I feel like all my DIY projects of late have been art related. I definitely wasn’t aiming for that. DIY wall art is a pain to photograph! But since I’m adding the final touches to my house and office, I feel like all the bigger projects are done and dusted and I’m bogged down in the details.
This DIY combines the thing I hate most – sewing. I suck at sewing. I bought 11 skeins of wool about a month ago intending to arm knit a blanket. I realised the wool was too thin to arm knit, so I tried to knit it normally, but I couldn’t get past casting on. I just couldn’t master the technique regardless of the million videos I watched. And the worst part? I already half knitted a blanket last year – so I managed to forgot the first step to knitting in the space of 12 months!
I may have given up on knitting, but when I saw this project, I thought, ‘what the hell?’. Nevada art is the new Aztec. It’s a really earthy style with roots in Native American art. It evokes home, hearth and simpler times. It’s a perfect fit for all the black and white photography I already have at home.
I approached this project from a bunch of different angles. I was originally going to try screen printing. Then I thought about painting the lines and then I consider drawing them with a thick marker. In the end I settled on stitching the lines because I thought it would be more authentic. Something that would invoke the original Native American tapestries and give the art a depth and body painting or drawing just can’t match.
It’s not as hard as it sounds, trust me.
30 x 42 piece of canvas (you can cut up a shopping bag or buy the material online)
black tapestry thread or wool
First sketch your design onto your canvas. You can use my design as a guide or make your own.

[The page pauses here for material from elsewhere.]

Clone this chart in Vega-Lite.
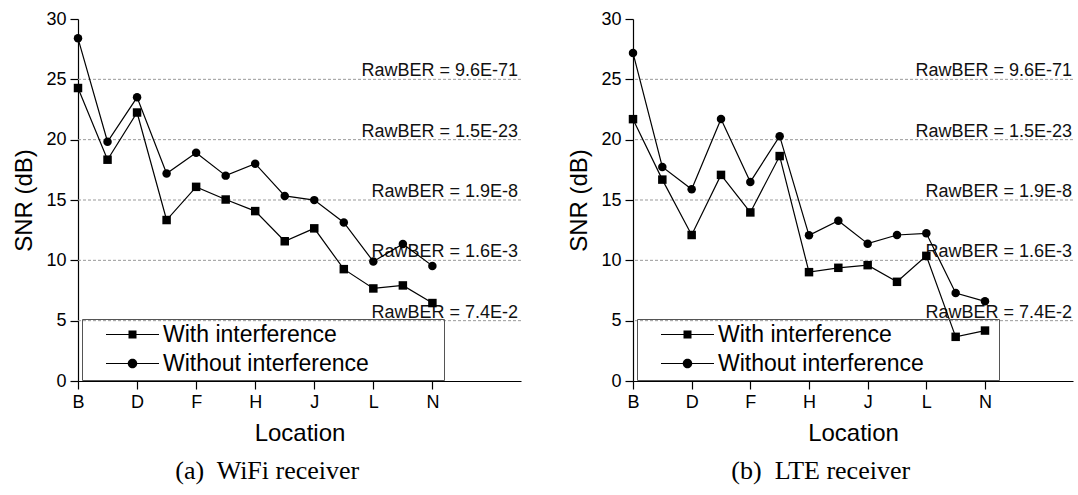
{
  "$schema": "https://vega.github.io/schema/vega-lite/v6.json",
  "padding": {"left": 12, "top": 10, "right": 5, "bottom": 5},
  "spacing": 45,
  "config": {
    "view": {"stroke": null},
    "font": "Liberation Sans"
  },
  "resolve": {"scale": {"shape": "independent"}, "legend": {"shape": "independent"}},
  "datasets": {
    "refs": [
      {"y": 25, "label": "RawBER = 9.6E-71"},
      {"y": 20, "label": "RawBER = 1.5E-23"},
      {"y": 15, "label": "RawBER = 1.9E-8"},
      {"y": 10, "label": "RawBER = 1.6E-3"},
      {"y": 5, "label": "RawBER = 7.4E-2"}
    ],
    "wifi": [
      {"idx": 0, "loc": "B", "series": "With interference", "snr": 24.28},
      {"idx": 1, "loc": "C", "series": "With interference", "snr": 18.34},
      {"idx": 2, "loc": "D", "series": "With interference", "snr": 22.25},
      {"idx": 3, "loc": "E", "series": "With interference", "snr": 13.34},
      {"idx": 4, "loc": "F", "series": "With interference", "snr": 16.09},
      {"idx": 5, "loc": "G", "series": "With interference", "snr": 15.04},
      {"idx": 6, "loc": "H", "series": "With interference", "snr": 14.08},
      {"idx": 7, "loc": "I", "series": "With interference", "snr": 11.58},
      {"idx": 8, "loc": "J", "series": "With interference", "snr": 12.65},
      {"idx": 9, "loc": "K", "series": "With interference", "snr": 9.27},
      {"idx": 10, "loc": "L", "series": "With interference", "snr": 7.67},
      {"idx": 11, "loc": "M", "series": "With interference", "snr": 7.92},
      {"idx": 12, "loc": "N", "series": "With interference", "snr": 6.46},
      {"idx": 0, "loc": "B", "series": "Without  interference", "snr": 28.40},
      {"idx": 1, "loc": "C", "series": "Without  interference", "snr": 19.83},
      {"idx": 2, "loc": "D", "series": "Without  interference", "snr": 23.51},
      {"idx": 3, "loc": "E", "series": "Without  interference", "snr": 17.19},
      {"idx": 4, "loc": "F", "series": "Without  interference", "snr": 18.92},
      {"idx": 5, "loc": "G", "series": "Without  interference", "snr": 17.02},
      {"idx": 6, "loc": "H", "series": "Without  interference", "snr": 18.01},
      {"idx": 7, "loc": "I", "series": "Without  interference", "snr": 15.34},
      {"idx": 8, "loc": "J", "series": "Without  interference", "snr": 14.99},
      {"idx": 9, "loc": "K", "series": "Without  interference", "snr": 13.14},
      {"idx": 10, "loc": "L", "series": "Without  interference", "snr": 9.90},
      {"idx": 11, "loc": "M", "series": "Without  interference", "snr": 11.36},
      {"idx": 12, "loc": "N", "series": "Without  interference", "snr": 9.54}
    ],
    "lte": [
      {"idx": 0, "loc": "B", "series": "With interference", "snr": 21.70},
      {"idx": 1, "loc": "C", "series": "With interference", "snr": 16.69},
      {"idx": 2, "loc": "D", "series": "With interference", "snr": 12.10},
      {"idx": 3, "loc": "E", "series": "With interference", "snr": 17.08},
      {"idx": 4, "loc": "F", "series": "With interference", "snr": 13.97},
      {"idx": 5, "loc": "G", "series": "With interference", "snr": 18.64},
      {"idx": 6, "loc": "H", "series": "With interference", "snr": 9.02},
      {"idx": 7, "loc": "I", "series": "With interference", "snr": 9.38},
      {"idx": 8, "loc": "J", "series": "With interference", "snr": 9.60},
      {"idx": 9, "loc": "K", "series": "With interference", "snr": 8.22},
      {"idx": 10, "loc": "L", "series": "With interference", "snr": 10.37},
      {"idx": 11, "loc": "M", "series": "With interference", "snr": 3.66},
      {"idx": 12, "loc": "N", "series": "With interference", "snr": 4.18},
      {"idx": 0, "loc": "B", "series": "Without  interference", "snr": 27.19},
      {"idx": 1, "loc": "C", "series": "Without  interference", "snr": 17.74},
      {"idx": 2, "loc": "D", "series": "Without  interference", "snr": 15.89},
      {"idx": 3, "loc": "E", "series": "Without  interference", "snr": 21.72},
      {"idx": 4, "loc": "F", "series": "Without  interference", "snr": 16.50},
      {"idx": 5, "loc": "G", "series": "Without  interference", "snr": 20.29},
      {"idx": 6, "loc": "H", "series": "Without  interference", "snr": 12.07},
      {"idx": 7, "loc": "I", "series": "Without  interference", "snr": 13.28},
      {"idx": 8, "loc": "J", "series": "Without  interference", "snr": 11.38},
      {"idx": 9, "loc": "K", "series": "Without  interference", "snr": 12.10},
      {"idx": 10, "loc": "L", "series": "Without  interference", "snr": 12.24},
      {"idx": 11, "loc": "M", "series": "Without  interference", "snr": 7.29},
      {"idx": 12, "loc": "N", "series": "Without  interference", "snr": 6.60}
    ]
  },
  "hconcat": [
    {
      "width": 443,
      "height": 362,
      "title": {"text": "(a)\u00a0 WiFi receiver", "orient": "bottom", "frame": "bounds", "anchor": "middle", "font": "Liberation Serif", "fontSize": 26, "fontWeight": "normal", "color": "black", "offset": 13},
      "resolve": {"scale": {"shape": "independent"}, "legend": {"shape": "independent"}},
      "layer": [
        {
          "data": {"name": "refs"},
          "mark": {"type": "rule", "color": "#999", "strokeDash": [3, 2], "strokeWidth": 1},
          "encoding": {
            "y": {"field": "y", "type": "quantitative", "scale": {"domain": [0, 30], "nice": false},
              "axis": {"title": "SNR (dB)", "values": [0, 2.5, 5, 7.5, 10, 12.5, 15, 17.5, 20, 22.5, 25, 27.5, 30], "labelExpr": "datum.value % 5 === 0 ? datum.label : ''", "tickSize": {"condition": {"test": "datum.value % 5 === 0", "value": 8}, "value": 4}, "labelFontSize": 18, "labelColor": "black", "titleFontSize": 24, "titleFontWeight": "normal", "titleColor": "black", "domainColor": "black", "tickColor": "black", "domainWidth": 1.2, "tickWidth": 1.2, "grid": false, "labelPadding": 4, "titlePadding": 9}}
          }
        },
        {
          "data": {"name": "refs"},
          "mark": {"type": "text", "align": "right", "baseline": "alphabetic", "dx": -3, "dy": -3, "fontSize": 18, "color": "#111"},
          "encoding": {
            "x": {"datum": 15, "type": "quantitative"},
            "y": {"field": "y", "type": "quantitative"},
            "text": {"field": "label"}
          }
        },
        {
          "data": {"name": "wifi"},
          "mark": {"type": "line", "color": "black", "strokeWidth": 1.2},
          "encoding": {
            "x": {"field": "idx", "type": "quantitative", "scale": {"domain": [0, 15], "nice": false},
              "axis": {"title": "Location", "values": [0, 1, 2, 3, 4, 5, 6, 7, 8, 9, 10, 11, 12], "labelExpr": "datum.value % 2 === 0 ? ['B','C','D','E','F','G','H','I','J','K','L','M','N'][datum.value] : ''", "tickSize": {"condition": {"test": "datum.value % 2 === 0", "value": 8}, "value": 4}, "labelFontSize": 18, "labelColor": "black", "titleFontSize": 24, "titleFontWeight": "normal", "titleColor": "black", "domainColor": "black", "tickColor": "black", "domainWidth": 1.2, "tickWidth": 1.2, "grid": false, "labelPadding": 4, "titlePadding": 10, "labelOverlap": false, "labelFlush": false}},
            "y": {"field": "snr", "type": "quantitative"},
            "detail": {"field": "series"}
          }
        },
        {
          "data": {"name": "wifi"},
          "mark": {"type": "point", "filled": true, "opacity": 1, "color": "black", "size": 72},
          "encoding": {
            "x": {"field": "idx", "type": "quantitative"},
            "y": {"field": "snr", "type": "quantitative"},
            "shape": {"field": "series", "type": "nominal", "scale": {"domain": ["With interference", "Without  interference"], "range": ["square", "circle"]}, "legend": null}
          }
        },
        {
          "data": {"values": []},
          "mark": {"type": "point", "filled": true, "opacity": 1, "color": "black"},
          "encoding": {
            "x": {"field": "idx", "type": "quantitative"},
            "y": {"field": "snr", "type": "quantitative"},
            "shape": {"field": "series", "type": "nominal", "scale": {"domain": ["With interference", "Without  interference"], "range": ["M-2.65,-0.06L2.65,-0.06L2.65,0.06L-2.65,0.06ZM-0.4,-0.4L0.4,-0.4L0.4,0.4L-0.4,0.4Z", "M-2.65,-0.06L2.65,-0.06L2.65,0.06L-2.65,0.06ZM0.475,0A0.475,0.475,0,1,1,-0.475,0A0.475,0.475,0,1,1,0.475,0Z"]},
              "legend": {"orient": "none", "legendX": 4, "legendY": 300, "title": null, "labelFontSize": 23, "labelColor": "black", "strokeColor": "#555", "padding": 4, "symbolOffset": 35, "labelOffset": 19, "labelLimit": 0, "rowPadding": 5, "symbolSize": 400, "symbolFillColor": "black", "symbolOpacity": 1,
                "labelExpr": "datum.label + '\u00a0\u00a0\u00a0\u00a0\u00a0\u00a0\u00a0\u00a0\u00a0\u00a0\u200b'"}}
          }
        }
      ]
    },
    {
      "width": 440,
      "height": 362,
      "title": {"text": "(b)\u00a0 LTE receiver", "orient": "bottom", "frame": "bounds", "anchor": "middle", "font": "Liberation Serif", "fontSize": 26, "fontWeight": "normal", "color": "black", "offset": 13},
      "resolve": {"scale": {"shape": "independent"}, "legend": {"shape": "independent"}},
      "layer": [
        {
          "data": {"name": "refs"},
          "mark": {"type": "rule", "color": "#999", "strokeDash": [3, 2], "strokeWidth": 1},
          "encoding": {
            "y": {"field": "y", "type": "quantitative", "scale": {"domain": [0, 30], "nice": false},
              "axis": {"title": "SNR (dB)", "values": [0, 2.5, 5, 7.5, 10, 12.5, 15, 17.5, 20, 22.5, 25, 27.5, 30], "labelExpr": "datum.value % 5 === 0 ? datum.label : ''", "tickSize": {"condition": {"test": "datum.value % 5 === 0", "value": 8}, "value": 4}, "labelFontSize": 18, "labelColor": "black", "titleFontSize": 24, "titleFontWeight": "normal", "titleColor": "black", "domainColor": "black", "tickColor": "black", "domainWidth": 1.2, "tickWidth": 1.2, "grid": false, "labelPadding": 4, "titlePadding": 9}}
          }
        },
        {
          "data": {"name": "refs"},
          "mark": {"type": "text", "align": "right", "baseline": "alphabetic", "dx": -1, "dy": -3, "fontSize": 18, "color": "#111"},
          "encoding": {
            "x": {"datum": 15, "type": "quantitative"},
            "y": {"field": "y", "type": "quantitative"},
            "text": {"field": "label"}
          }
        },
        {
          "data": {"name": "lte"},
          "mark": {"type": "line", "color": "black", "strokeWidth": 1.2},
          "encoding": {
            "x": {"field": "idx", "type": "quantitative", "scale": {"domain": [0, 15], "nice": false},
              "axis": {"title": "Location", "values": [0, 1, 2, 3, 4, 5, 6, 7, 8, 9, 10, 11, 12], "labelExpr": "datum.value % 2 === 0 ? ['B','C','D','E','F','G','H','I','J','K','L','M','N'][datum.value] : ''", "tickSize": {"condition": {"test": "datum.value % 2 === 0", "value": 8}, "value": 4}, "labelFontSize": 18, "labelColor": "black", "titleFontSize": 24, "titleFontWeight": "normal", "titleColor": "black", "domainColor": "black", "tickColor": "black", "domainWidth": 1.2, "tickWidth": 1.2, "grid": false, "labelPadding": 4, "titlePadding": 10, "labelOverlap": false, "labelFlush": false}},
            "y": {"field": "snr", "type": "quantitative"},
            "detail": {"field": "series"}
          }
        },
        {
          "data": {"name": "lte"},
          "mark": {"type": "point", "filled": true, "opacity": 1, "color": "black", "size": 72},
          "encoding": {
            "x": {"field": "idx", "type": "quantitative"},
            "y": {"field": "snr", "type": "quantitative"},
            "shape": {"field": "series", "type": "nominal", "scale": {"domain": ["With interference", "Without  interference"], "range": ["square", "circle"]}, "legend": null}
          }
        },
        {
          "data": {"values": []},
          "mark": {"type": "point", "filled": true, "opacity": 1, "color": "black"},
          "encoding": {
            "x": {"field": "idx", "type": "quantitative"},
            "y": {"field": "snr", "type": "quantitative"},
            "shape": {"field": "series", "type": "nominal", "scale": {"domain": ["With interference", "Without  interference"], "range": ["M-2.65,-0.06L2.65,-0.06L2.65,0.06L-2.65,0.06ZM-0.4,-0.4L0.4,-0.4L0.4,0.4L-0.4,0.4Z", "M-2.65,-0.06L2.65,-0.06L2.65,0.06L-2.65,0.06ZM0.475,0A0.475,0.475,0,1,1,-0.475,0A0.475,0.475,0,1,1,0.475,0Z"]},
              "legend": {"orient": "none", "legendX": 4, "legendY": 300, "title": null, "labelFontSize": 23, "labelColor": "black", "strokeColor": "#555", "padding": 4, "symbolOffset": 35, "labelOffset": 19, "labelLimit": 0, "rowPadding": 5, "symbolSize": 400, "symbolFillColor": "black", "symbolOpacity": 1,
                "labelExpr": "datum.label + '\u00a0\u00a0\u00a0\u00a0\u00a0\u00a0\u00a0\u00a0\u00a0\u00a0\u200b'"}}
          }
        }
      ]
    }
  ]
}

Once you’re happy with your design, start stitching. It took me about an hour, but I caught up on some old Stephen Colbert videos because I just think he’s hilarious.
If you’re having trouble keeping the canvas taunt, attach it to an old picture frame. This DIY is pretty simple and relaxing. It just takes a while. Once you’re done, you can frame it up. Again to keep the canvas taunt, try sticky taping it to the backboard with another set on hands to pull it tight.
I’m really happy with how the project turned out. The wool gives it texture and depth, so you could easily pretend you picked it up on one of your travels!